The problem
In the listing below, find every line with the string "Reproduce" and pull it out.

Charts and diagrams as code:
-- start --

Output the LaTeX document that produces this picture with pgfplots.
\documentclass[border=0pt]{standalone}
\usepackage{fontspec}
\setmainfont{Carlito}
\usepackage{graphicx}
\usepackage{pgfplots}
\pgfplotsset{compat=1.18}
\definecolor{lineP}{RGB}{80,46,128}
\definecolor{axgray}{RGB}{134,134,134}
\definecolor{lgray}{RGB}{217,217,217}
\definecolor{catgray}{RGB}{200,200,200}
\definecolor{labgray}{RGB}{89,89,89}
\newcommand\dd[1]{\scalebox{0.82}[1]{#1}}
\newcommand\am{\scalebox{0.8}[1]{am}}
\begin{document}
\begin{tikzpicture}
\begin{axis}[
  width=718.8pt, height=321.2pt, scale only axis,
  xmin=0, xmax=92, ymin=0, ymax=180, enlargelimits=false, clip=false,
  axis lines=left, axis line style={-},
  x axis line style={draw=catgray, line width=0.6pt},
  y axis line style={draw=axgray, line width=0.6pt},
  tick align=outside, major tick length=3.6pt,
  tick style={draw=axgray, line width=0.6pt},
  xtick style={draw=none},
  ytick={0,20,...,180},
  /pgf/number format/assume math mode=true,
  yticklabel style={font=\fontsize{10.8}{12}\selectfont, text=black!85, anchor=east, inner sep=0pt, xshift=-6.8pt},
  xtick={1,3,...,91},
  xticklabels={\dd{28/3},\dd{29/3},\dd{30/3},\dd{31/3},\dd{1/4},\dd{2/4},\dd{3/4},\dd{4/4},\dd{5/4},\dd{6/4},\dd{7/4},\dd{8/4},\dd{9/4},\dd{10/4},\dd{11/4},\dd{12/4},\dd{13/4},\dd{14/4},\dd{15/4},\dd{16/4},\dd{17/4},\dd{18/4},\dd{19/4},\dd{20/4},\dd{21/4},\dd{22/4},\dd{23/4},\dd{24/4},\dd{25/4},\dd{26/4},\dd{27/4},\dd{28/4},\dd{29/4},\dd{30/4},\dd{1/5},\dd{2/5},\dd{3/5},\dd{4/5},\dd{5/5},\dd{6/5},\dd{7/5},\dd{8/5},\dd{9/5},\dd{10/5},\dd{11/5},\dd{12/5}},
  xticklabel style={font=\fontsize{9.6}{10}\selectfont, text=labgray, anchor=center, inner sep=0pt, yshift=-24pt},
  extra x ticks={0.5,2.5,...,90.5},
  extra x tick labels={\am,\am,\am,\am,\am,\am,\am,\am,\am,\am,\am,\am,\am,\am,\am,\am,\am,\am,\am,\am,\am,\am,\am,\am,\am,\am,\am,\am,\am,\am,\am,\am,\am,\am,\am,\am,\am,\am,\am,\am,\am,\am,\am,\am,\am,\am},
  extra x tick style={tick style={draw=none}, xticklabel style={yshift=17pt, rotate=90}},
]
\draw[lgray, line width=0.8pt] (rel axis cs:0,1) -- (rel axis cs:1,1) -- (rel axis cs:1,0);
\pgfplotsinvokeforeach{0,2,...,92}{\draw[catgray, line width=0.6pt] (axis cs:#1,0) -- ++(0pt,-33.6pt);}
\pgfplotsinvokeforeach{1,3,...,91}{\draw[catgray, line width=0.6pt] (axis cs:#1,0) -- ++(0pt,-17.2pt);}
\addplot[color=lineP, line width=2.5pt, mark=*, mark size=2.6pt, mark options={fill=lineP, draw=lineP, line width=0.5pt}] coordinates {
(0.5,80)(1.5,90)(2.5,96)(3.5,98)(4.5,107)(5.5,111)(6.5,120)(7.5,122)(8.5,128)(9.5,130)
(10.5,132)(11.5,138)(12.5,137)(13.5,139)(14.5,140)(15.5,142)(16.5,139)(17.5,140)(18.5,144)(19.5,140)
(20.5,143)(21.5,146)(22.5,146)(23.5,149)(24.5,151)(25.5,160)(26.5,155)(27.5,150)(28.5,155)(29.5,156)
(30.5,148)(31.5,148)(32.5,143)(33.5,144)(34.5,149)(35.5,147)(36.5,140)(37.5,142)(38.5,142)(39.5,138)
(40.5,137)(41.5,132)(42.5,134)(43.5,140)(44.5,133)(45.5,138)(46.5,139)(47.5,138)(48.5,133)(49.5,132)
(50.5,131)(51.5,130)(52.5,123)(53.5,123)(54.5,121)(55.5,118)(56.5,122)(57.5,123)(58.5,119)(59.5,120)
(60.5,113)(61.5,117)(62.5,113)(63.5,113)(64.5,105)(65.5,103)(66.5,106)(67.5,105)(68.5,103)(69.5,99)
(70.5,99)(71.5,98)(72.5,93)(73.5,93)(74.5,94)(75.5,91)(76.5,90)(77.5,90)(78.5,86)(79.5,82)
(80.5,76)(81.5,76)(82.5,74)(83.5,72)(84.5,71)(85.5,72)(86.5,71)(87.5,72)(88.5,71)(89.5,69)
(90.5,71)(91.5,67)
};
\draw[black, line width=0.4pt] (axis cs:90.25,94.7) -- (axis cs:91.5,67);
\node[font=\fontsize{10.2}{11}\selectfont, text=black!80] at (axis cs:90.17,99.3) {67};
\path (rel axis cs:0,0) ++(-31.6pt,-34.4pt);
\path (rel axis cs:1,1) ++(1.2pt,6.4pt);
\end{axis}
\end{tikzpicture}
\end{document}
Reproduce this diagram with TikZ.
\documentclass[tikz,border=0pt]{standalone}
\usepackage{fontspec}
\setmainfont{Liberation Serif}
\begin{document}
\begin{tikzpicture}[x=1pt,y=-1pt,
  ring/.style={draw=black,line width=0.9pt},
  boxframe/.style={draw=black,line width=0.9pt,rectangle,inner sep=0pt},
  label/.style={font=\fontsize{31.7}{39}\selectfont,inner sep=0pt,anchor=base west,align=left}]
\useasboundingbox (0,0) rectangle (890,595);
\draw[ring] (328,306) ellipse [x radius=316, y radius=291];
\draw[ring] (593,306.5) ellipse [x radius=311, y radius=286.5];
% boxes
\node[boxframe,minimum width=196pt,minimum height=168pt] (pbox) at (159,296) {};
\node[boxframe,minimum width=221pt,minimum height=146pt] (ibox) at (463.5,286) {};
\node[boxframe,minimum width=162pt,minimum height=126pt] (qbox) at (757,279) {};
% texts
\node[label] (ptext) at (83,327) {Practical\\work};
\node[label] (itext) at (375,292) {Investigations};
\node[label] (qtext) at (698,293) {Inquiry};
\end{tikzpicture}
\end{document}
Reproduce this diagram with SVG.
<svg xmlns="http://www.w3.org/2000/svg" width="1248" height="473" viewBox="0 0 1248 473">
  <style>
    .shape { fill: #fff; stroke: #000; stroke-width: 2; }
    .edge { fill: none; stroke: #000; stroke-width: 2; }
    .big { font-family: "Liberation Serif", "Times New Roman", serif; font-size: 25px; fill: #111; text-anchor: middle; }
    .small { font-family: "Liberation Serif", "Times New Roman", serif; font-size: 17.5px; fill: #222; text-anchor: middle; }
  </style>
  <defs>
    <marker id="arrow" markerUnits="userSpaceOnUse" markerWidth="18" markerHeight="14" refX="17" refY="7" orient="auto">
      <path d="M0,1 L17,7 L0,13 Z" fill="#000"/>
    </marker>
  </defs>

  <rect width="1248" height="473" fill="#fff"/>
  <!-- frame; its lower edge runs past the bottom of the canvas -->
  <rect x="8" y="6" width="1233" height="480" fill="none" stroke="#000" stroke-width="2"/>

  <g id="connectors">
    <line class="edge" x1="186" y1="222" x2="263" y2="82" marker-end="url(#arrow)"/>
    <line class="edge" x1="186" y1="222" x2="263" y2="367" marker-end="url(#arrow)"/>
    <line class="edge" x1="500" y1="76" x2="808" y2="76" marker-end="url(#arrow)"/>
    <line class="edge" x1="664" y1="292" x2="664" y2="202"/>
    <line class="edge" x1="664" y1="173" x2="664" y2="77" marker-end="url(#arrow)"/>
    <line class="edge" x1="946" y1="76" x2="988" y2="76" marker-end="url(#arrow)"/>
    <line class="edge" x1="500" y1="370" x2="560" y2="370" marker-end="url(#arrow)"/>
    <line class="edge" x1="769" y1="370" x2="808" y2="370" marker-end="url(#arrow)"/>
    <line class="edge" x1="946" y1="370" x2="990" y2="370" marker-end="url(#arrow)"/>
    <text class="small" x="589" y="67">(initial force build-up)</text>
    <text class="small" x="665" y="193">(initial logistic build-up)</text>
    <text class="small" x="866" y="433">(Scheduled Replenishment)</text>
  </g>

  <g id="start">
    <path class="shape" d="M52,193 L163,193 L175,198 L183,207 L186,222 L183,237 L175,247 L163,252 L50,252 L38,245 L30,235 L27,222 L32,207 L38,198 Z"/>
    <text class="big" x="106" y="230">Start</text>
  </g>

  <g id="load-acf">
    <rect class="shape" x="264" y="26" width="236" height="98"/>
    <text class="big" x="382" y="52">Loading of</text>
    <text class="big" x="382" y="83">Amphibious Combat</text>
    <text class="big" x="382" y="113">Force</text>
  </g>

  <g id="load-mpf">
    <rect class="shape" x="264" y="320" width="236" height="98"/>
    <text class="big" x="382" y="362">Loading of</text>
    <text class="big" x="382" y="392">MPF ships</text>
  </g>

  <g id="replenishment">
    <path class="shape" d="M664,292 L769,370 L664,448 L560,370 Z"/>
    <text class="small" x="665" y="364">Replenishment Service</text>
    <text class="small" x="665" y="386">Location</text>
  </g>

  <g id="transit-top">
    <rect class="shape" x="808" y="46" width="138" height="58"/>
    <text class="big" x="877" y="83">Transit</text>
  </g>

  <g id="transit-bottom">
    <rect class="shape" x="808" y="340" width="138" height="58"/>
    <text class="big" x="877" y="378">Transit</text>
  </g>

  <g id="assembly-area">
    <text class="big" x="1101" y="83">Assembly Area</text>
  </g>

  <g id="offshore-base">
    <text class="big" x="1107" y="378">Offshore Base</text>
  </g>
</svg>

-- end --

Task answer
Reproduce this diagram with TikZ.
Reproduce this diagram with SVG.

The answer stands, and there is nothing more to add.